Быть реалистом или чувствовать фатальность процессов, проистекающих во вселенной? Я давно разучился фантазировать о лучшей доле. И вдруг снова запутался в себе, в отношении к людям. Но всё само встаёт на свои места ловко. Ибо, как только я подумываю о том, чтобы вновь попытаться коснуться тщетной затеи и перевернуться в усилии полюбить всех и каждого, люди тут же льют мне на голову раскалённый металл… Кто аккуратненько, а кто и от всей души… И я благодарен. Потому что привязанности любого рода — это слабость. Мне нельзя.
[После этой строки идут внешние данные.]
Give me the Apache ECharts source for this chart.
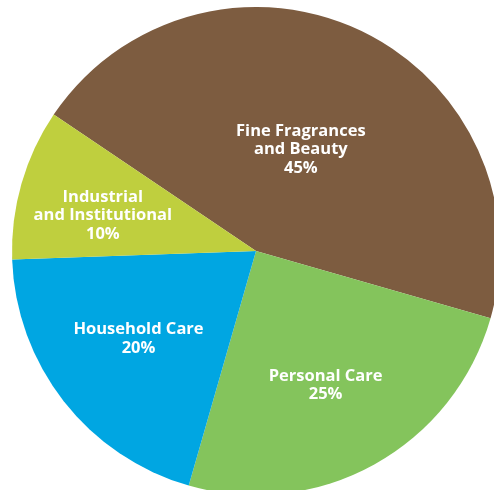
<!DOCTYPE html>
<html>
<head>
<meta charset="utf-8">
<style>
  html, body { margin: 0; padding: 0; background: #ffffff; }
  #chart { width: 494px; height: 490px; }
</style>
<script src="https://cdn.jsdelivr.net/npm/echarts@6/dist/echarts.min.js"></script>
</head>
<body>
<div id="chart"></div>
<script>
// Market share by segment
const segments = ['Fine Fragrances\nand Beauty', 'Personal Care', 'Household Care', 'Industrial\nand Institutional'];
const shares = [45, 25, 20, 10];
const colors = ['#7d5c40', '#84c45c', '#00a6e2', '#bfcf3e'];
// nudges of each label away from the slice's mid-radius point
const labelOffsets = [[-8, 12], [9, 25], [-19, 11], [-33, -1]];

const chart = echarts.init(document.getElementById('chart'), null, { renderer: 'canvas' });

chart.setOption({
  backgroundColor: '#ffffff',
  animation: false,
  series: [{
    type: 'pie',
    center: [256, 251],
    radius: [0, 244],
    startAngle: 146,
    clockwise: true,
    avoidLabelOverlap: false,
    itemStyle: { borderWidth: 0 },
    label: {
      position: 'inside',
      color: '#ffffff',
      fontFamily: '"Open Sans", sans-serif',
      fontWeight: 'bold',
      fontSize: 16.5,
      lineHeight: 18.5,
      align: 'center',
      formatter: p => p.name + '\n' + p.value + '%'
    },
    labelLine: { show: false },
    emphasis: { disabled: true },
    data: segments.map((name, i) => ({
      name: name,
      value: shares[i],
      itemStyle: { color: colors[i] },
      label: { offset: labelOffsets[i] }
    }))
  }]
});
</script>
</body>
</html>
Интро-перевёртыш. Всё будет скомкано. Неделя поделилась на две части: чёрная апатия и невротическая сумятица. В понедельник 27 мая я оглянулся на лоскуты прошедших семи дней и попытался сделать какие-нибудь поучительные выводы. 1) Нужно сначала думать, а только потом отвечать. 2) Не стоит соглашаться на все подряд предложения Серого Господина, молниеносно сочиняя невыполнимые перспективы, да ещё принимая эти грёзы о близости за ориентир. 3) Помнить, что в уродливых отношениях не может быть иного, а только лишь уродство, безобразие и выверт.
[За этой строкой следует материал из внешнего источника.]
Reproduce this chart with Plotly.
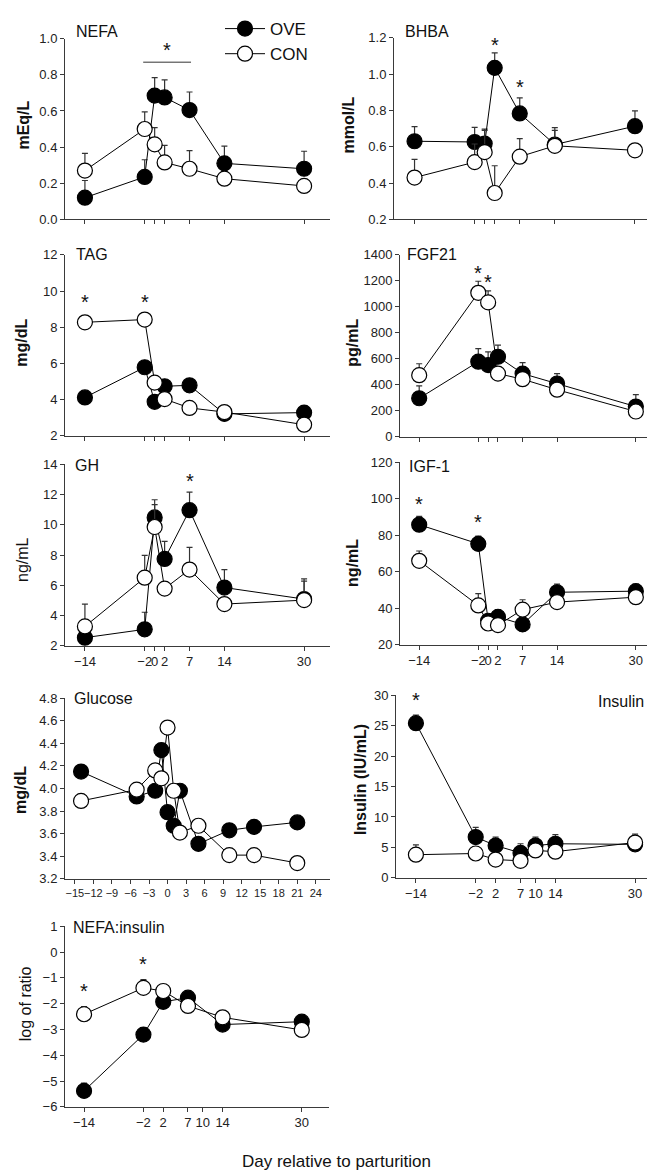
import plotly.graph_objects as go

W, H = 655, 1175
FONT = "Liberation Sans, Arial, sans-serif"

# ---------------- data ----------------
days = [-14, -2, 0, 2, 7, 14, 30]
tick_days = [-14, -2, 0, 2, 7, 14, 30]
tick_days_txt = ["\u221214", "\u22122", "0", "2", "7", "14", "30"]

nefa_ove = [0.12, 0.235, 0.685, 0.675, 0.605, 0.31, 0.28]
nefa_ove_se = [0.095, 0.095, 0.10, 0.097, 0.10, 0.095, 0.097]
nefa_con = [0.27, 0.50, 0.415, 0.315, 0.28, 0.225, 0.185]
nefa_con_se = [0.095, 0.095, 0.093, 0.095, 0.10, 0.03, 0.03]

bhba_ove = [0.63, 0.626, 0.617, 1.034, 0.783, 0.612, 0.713]
bhba_ove_se = [0.08, 0.08, 0.08, 0.083, 0.086, 0.093, 0.084]
bhba_con = [0.43, 0.515, 0.57, 0.345, 0.545, 0.605, 0.58]
bhba_con_se = [0.10, 0.10, 0.12, 0.15, 0.10, 0.085, 0.03]

tag_ove = [4.11, 5.78, 3.87, 4.73, 4.78, 3.2, 3.27]
tag_con = [8.27, 8.42, 4.93, 4.02, 3.53, 3.3, 2.6]

fgf_ove = [295, 577, 551, 615, 485, 409, 231]
fgf_ove_se = [96, 101, 102, 89, 84, 76, 92]
fgf_con = [473, 1108, 1034, 485, 442, 361, 193]
fgf_con_se = [88, 89, 89, 20, 20, 20, 20]

gh_ove = [2.54, 3.09, 10.48, 7.74, 10.96, 5.85, 5.09]
gh_ove_se = [0.3, 1.13, 1.17, 1.16, 1.19, 1.19, 1.34]
gh_con = [3.28, 6.5, 9.85, 5.78, 7.04, 4.76, 5.02]
gh_con_se = [1.48, 1.48, 1.48, 0.3, 1.46, 0.3, 1.26]

igf_ove = [85.8, 75.3, 33.2, 35.3, 31.2, 48.8, 49.4]
igf_ove_se = [4.5, 4.2, 2, 4, 2, 4.5, 3.9]
igf_con = [66, 41.6, 31.7, 30.8, 39.3, 43.4, 46.1]
igf_con_se = [5.4, 6.4, 2, 2, 5.4, 2, 2]

glu_days = [-14, -5, -2, -1, 0, 1, 2, 5, 10, 14, 21]
glu_ove = [4.15, 3.93, 3.98, 4.34, 3.79, 3.67, 3.98, 3.51, 3.63, 3.66, 3.70]
glu_con = [3.89, 3.99, 4.16, 4.09, 4.54, 3.98, 3.61, 3.67, 3.41, 3.41, 3.34]
glu_ticks = [-15, -12, -9, -6, -3, 0, 3, 6, 9, 12, 15, 18, 21, 24]

ins_days = [-14, -2, 2, 7, 10, 14, 30]
ins_ticks_txt = ["\u221214", "\u22122", "2", "7", "10", "14", "30"]
ins_ove = [25.4, 6.7, 5.3, 4.1, 5.3, 5.6, 5.5]
ins_ove_se = [1.35, 1.6, 1.4, 1.5, 1.4, 1.5, 1.7]
ins_con = [3.8, 4.0, 3.0, 2.8, 4.5, 4.3, 5.8]
ins_con_se = [1.6, 0.3, 0.3, 0.3, 0.3, 0.3, 1.2]

rat_days = [-14, -2, 2, 7, 14, 30]
rat_ove = [-5.38, -3.2, -1.93, -1.77, -2.81, -2.7]
rat_ove_se = [0.3, 0.25, 0.2, 0.2, 0.2, 0.2]
rat_con = [-2.41, -1.39, -1.51, -2.09, -2.53, -3.02]
rat_con_se = [0.3, 0.32, 0.2, 0.2, 0.2, 0.2]

# ---------------- panels ----------------
panels = [
    dict(name="NEFA", ylab="mEq/L", bold=True, px=(57, 322), py=(24, 207), xr=(-18.0, 35.2),
         yr=(0, 1.0), dy=0.2, fmt=".1f", x=days, ove=nefa_ove, ose=nefa_ove_se, con=nefa_con, cse=nefa_con_se,
         xt=tick_days, xtt=None, stars=[], title_xy=(66, 17), ylab_xy=(16, 112)),
    dict(name="BHBA", ylab="mmol/L", bold=True, px=(386, 650), py=(23, 207), xr=(-18.1, 34.6),
         yr=(0.2, 1.2), dy=0.2, fmt=".1f", x=days, ove=bhba_ove, ose=bhba_ove_se, con=bhba_con, cse=bhba_con_se,
         xt=tick_days, xtt=None, stars=[(2, 1.16), (7, 0.93)], title_xy=(395, 17), ylab_xy=(341, 112)),
    dict(name="TAG", ylab="mg/dL", bold=True, px=(57, 322), py=(243, 426), xr=(-18.0, 35.2),
         yr=(2, 12), dy=2, fmt="d", x=days, ove=tag_ove, ose=None, con=tag_con, cse=None,
         xt=tick_days, xtt=None, stars=[(-14, 9.4), (-2, 9.4)], title_xy=(66, 243), ylab_xy=(14, 332)),
    dict(name="FGF21", ylab="pg/mL", bold=True, px=(392, 650), py=(243, 427), xr=(-17.9, 34.5),
         yr=(0, 1400), dy=200, fmt="d", x=days, ove=fgf_ove, ose=fgf_ove_se, con=fgf_con, cse=fgf_con_se,
         xt=tick_days, xtt=None, stars=[(-2, 1260), (0, 1190)], title_xy=(397, 243), ylab_xy=(345, 332)),
    dict(name="GH", ylab="ng/mL", bold=False, px=(57, 322), py=(455, 639), xr=(-18.0, 35.2),
         yr=(2, 14), dy=2, fmt="d", x=days, ove=gh_ove, ose=gh_ove_se, con=gh_con, cse=gh_con_se,
         xt=tick_days, xtt=tick_days_txt, stars=[(7, 12.9)], title_xy=(65, 456), ylab_xy=(15, 552)),
    dict(name="IGF-1", ylab="ng/mL", bold=True, px=(392, 650), py=(453, 638), xr=(-17.9, 34.5),
         yr=(20, 120), dy=20, fmt="d", x=days, ove=igf_ove, ose=igf_ove_se, con=igf_con, cse=igf_con_se,
         xt=tick_days, xtt=tick_days_txt, stars=[(-14, 97), (-2, 87)], title_xy=(399, 457), ylab_xy=(345, 555)),
    dict(name="Glucose", ylab="mg/dL", bold=True, px=(57, 322), py=(692, 875), xr=(-16.6, 26.3),
         yr=(3.2, 4.8), dy=0.2, fmt=".1f", x=glu_days, ove=glu_ove, ose=None, con=glu_con, cse=None,
         xt=glu_ticks, xtt=None, stars=[], title_xy=(64, 692), ylab_xy=(13, 785)),
    dict(name="Insulin", ylab="Insulin (IU/mL)", bold=True, px=(388, 650), py=(689, 874), xr=(-18.0, 34.6),
         yr=(0, 30), dy=5, fmt="d", x=ins_days, ove=ins_ove, ose=ins_ove_se, con=ins_con, cse=ins_con_se,
         xt=ins_days, xtt=ins_ticks_txt, stars=[(-14, 29.2)], title_xy=(638, 695), ylab_xy=(352, 775)),
    dict(name="NEFA:insulin", ylab="log of ratio", bold=False, px=(57, 321), py=(923, 1106), xr=(-17.85, 35.5),
         yr=(-6, 1), dy=1, fmt="d", x=rat_days, ove=rat_ove, ose=rat_ove_se, con=rat_con, cse=rat_con_se,
         xt=ins_days, xtt=ins_ticks_txt, stars=[(-14, -1.5), (-2, -0.45)], title_xy=(63, 924), ylab_xy=(17, 1002)),
]

fig = go.Figure()
annotations = []
shapes = []
AX = "#3a3a3a"
TICKF = dict(family=FONT, size=13, color="#222")


def fmt_tick(v, fmt):
    s = f"{v:.1f}" if fmt == ".1f" else f"{int(round(v))}"
    return s.replace("-", "\u2212")


for i, p in enumerate(panels):
    k = "" if i == 0 else str(i + 1)
    xa, ya = "x" + k, "y" + k
    for series, se, fill, nm in [(p["ove"], p["ose"], "black", "OVE"), (p["con"], p["cse"], "white", "CON")]:
        err = None
        if se is not None:
            err = dict(type="data", symmetric=False, array=se, arrayminus=[0] * len(se),
                       color="#333", thickness=1.2, width=3)
        fig.add_trace(go.Scatter(
            x=p["x"], y=series, mode="lines+markers", name=nm, xaxis=xa, yaxis=ya,
            line=dict(color="black", width=1),
            marker=dict(size=15, color=fill, line=dict(color="black", width=1.2)),
            error_y=err, showlegend=(i == 0), cliponaxis=False))
    y0, y1 = p["yr"]
    n = int(round((y1 - y0) / p["dy"]))
    yt = [y0 + j * p["dy"] for j in range(n + 1)]
    ytt = [fmt_tick(v, p["fmt"]) for v in yt]
    xd = [p["px"][0] / W, p["px"][1] / W]
    yd = [1 - p["py"][1] / H, 1 - p["py"][0] / H]
    showx = p["xtt"] is not None or p["name"] == "Glucose"
    xtt = p["xtt"] if p["xtt"] is not None else [fmt_tick(v, "d") for v in p["xt"]]
    xtf = dict(TICKF, size=11) if p["name"] == "Glucose" else TICKF
    fig.update_layout(**{
        ("xaxis" + k): dict(domain=xd, range=list(p["xr"]), anchor=ya, showline=True, linecolor=AX,
                            linewidth=1, showgrid=False, zeroline=False, ticks="outside", ticklen=4,
                            tickcolor=AX, tickvals=p["xt"], ticktext=xtt, showticklabels=showx,
                            tickfont=xtf, tickangle=0),
        ("yaxis" + k): dict(domain=yd, range=[y0, y1], anchor=xa, showline=True, linecolor=AX,
                            linewidth=1, showgrid=False, zeroline=False, ticks="outside", ticklen=4,
                            tickcolor=AX, tickvals=yt, ticktext=ytt, tickfont=TICKF),
    })
    tx, ty = p["title_xy"]
    annotations.append(dict(xref="paper", yref="paper", x=tx / W, y=1 - ty / H, text=p["name"],
                            showarrow=False, xanchor="right" if p["name"] == "Insulin" else "left",
                            yanchor="middle", font=dict(family=FONT, size=16, color="#111")))
    lx, ly = p["ylab_xy"]
    lab = f"<b>{p['ylab']}</b>" if p["bold"] else p["ylab"]
    annotations.append(dict(xref="paper", yref="paper", x=lx / W, y=1 - ly / H, text=lab,
                            showarrow=False, textangle=-90, xanchor="center", yanchor="middle",
                            font=dict(family=FONT, size=16, color="#111")))
    for sx, sy in p["stars"]:
        annotations.append(dict(xref=xa, yref=ya, x=sx, y=sy, text="*", showarrow=False,
                                font=dict(family=FONT, size=20, color="#111")))

# NEFA significance bar and star
shapes.append(dict(type="line", xref="x", yref="y", x0=-2.3, x1=7.3, y0=0.87, y1=0.87,
                   line=dict(color="#333", width=1)))
annotations.append(dict(xref="x", yref="y", x=2.5, y=0.94, text="*", showarrow=False,
                        font=dict(family=FONT, size=20, color="#111")))

annotations.append(dict(xref="paper", yref="paper", x=328 / W, y=1 - 1161 / H,
                        text="Day relative to parturition", showarrow=False,
                        xanchor="center", yanchor="middle", font=dict(family=FONT, size=17, color="#111")))

fig.update_layout(
    width=W, height=H, margin=dict(l=0, r=0, t=0, b=0),
    paper_bgcolor="white", plot_bgcolor="white",
    annotations=annotations, shapes=shapes,
    legend=dict(x=212 / W, y=1 + 4 / H, xanchor="left", yanchor="top", bgcolor="rgba(0,0,0,0)",
                font=dict(family=FONT, size=17, color="#111"), tracegroupgap=0, itemwidth=40),
    font=dict(family=FONT),
)

fig.write_html("out.html")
Целый день просидел на веранде. Солнце как золотая собака лизало моё лицо теплом и бликами. «Четвёртая буква алфавита» — долго вертелось в голове, но позже угасло под давлением других мыслей. Даже обед мне выносили на внешний столик, на воздух.
Не помню, когда это было и при каких обстоятельствах. Одно неизменно — отец по делам, а я как всегда… Тут и гадать не стоит. Полёт ненормальный. Потом километры на колёсах. За окнами в целом привлекательно и живо. Вполне пасторальное начало. Альпийские пейзажи. Монашеская Вилла. Просторы Людвига, временный приют Рихарда, мифы, легенды, сказки…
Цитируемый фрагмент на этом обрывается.